If you’d like to dive straight into the code and tutorial, check out the open source GitHub repo. I’ve provided a detailed technical guide on getting started.
What is a soundboard?
Taken from the Wikipedia article:
A soundboard is a computer program, Web application, or device…that catalogues and plays many audio clips…The soundboard is also used to facilitate humor, highlighting some of celebrities’ more unusual utterances, or allowing for juxtaposition or even “composition” of quotes and sounds that would otherwise not go together.
In summary:
- Soundboards can be used to be great comedic affect, and act as form of audio meme/emoji.
- Soundboards “catalogue and play many audio clips”–soundboards allow for playing a single audio clip from a potentially massive library of sounds.
- Soundboards are natural companions for online multiplayer video games, where one is immersed and constant text chat is not feasible
Why UniversalSoundBoard
Why build or use UniversalSoundBoard (USBD) when there many other higher quality soundboards available? USBD is a free, 100% open source, programmable, app and OS agnostic soundboard program. No other soundboard I found in my search met all 5 criteria.
Programmable
USBD is written as a Dropwizard RESTful webservice and provides an HTTP API to programmatically control the entire soundboard. One can issue GET requests to figure out what sound devices (microphones, speakers) are installed, make POST requests to use with with certain audio formats, and make additional POST requests to play any audio file. The USBD API is extendable and can be used without being aware of nuances of the underlying sound APIs. Further, one could build a GUI by implementing the USBD HTTP API.
In my search, I only came across soundboard software that were GUIs with no advertised programmatic interface
100% open source
UniversalSoundBoard is open source. Anyone can contribute to it, learn from, or build their own software on top of it.
There are some free soundboard programs, but they aren’t open sourced and it makes learning from them hard. By open sourcing this, I hope others are able to learn from my work and result in saving themselves the countless hours of research that I had to do.
100% free
The higher quality soundboard software are usually paid (and also still don’t offer a programmatic API?!). My use case for a soundboard is quite simple: programmatically play an audio file through the microphone anytime. I have no need for more intricate or advanced audio setups, therefore others who desire simple functionality shouldn’t have to pay for features they don’t need.
App agnostic
Discord, Zoom, and other applications do offer integration APIs to build powerful customizations. However, this comes with a penalty of learning a 3rd party API and being restricted to what is offered. Further, this require maintaining one or more implementations of the same software.

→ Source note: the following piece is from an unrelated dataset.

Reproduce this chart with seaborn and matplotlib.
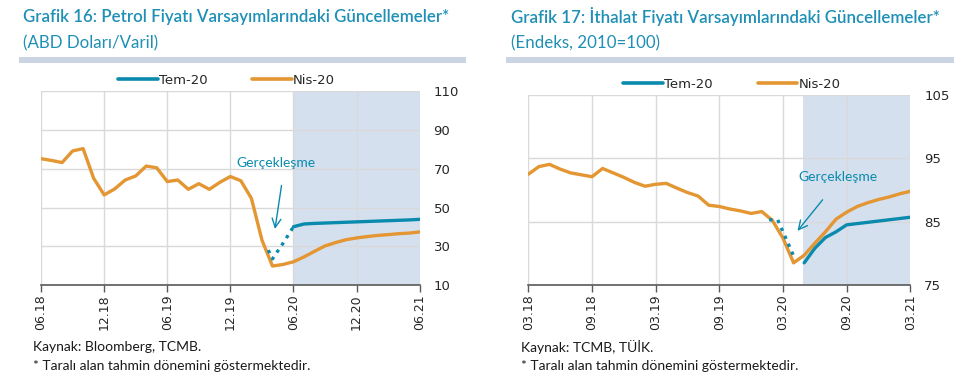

Since the functionality of USBD is so simple (play an audio file through the microphone), there is no need to build integrations. Instead, a single standalone app can interface with the OS sound system, which is then used by any voice chat application.
USBD accomplishes this by use the Java Sound API and leveraging virtual audio devices.
OS agnostic
Some soundboard software only works on Windows, others only work on macOS, and some only on Linux. I happen to jump between macOS and Windows a lot when I’m gaming, and it’d be nice to just use a single software on both.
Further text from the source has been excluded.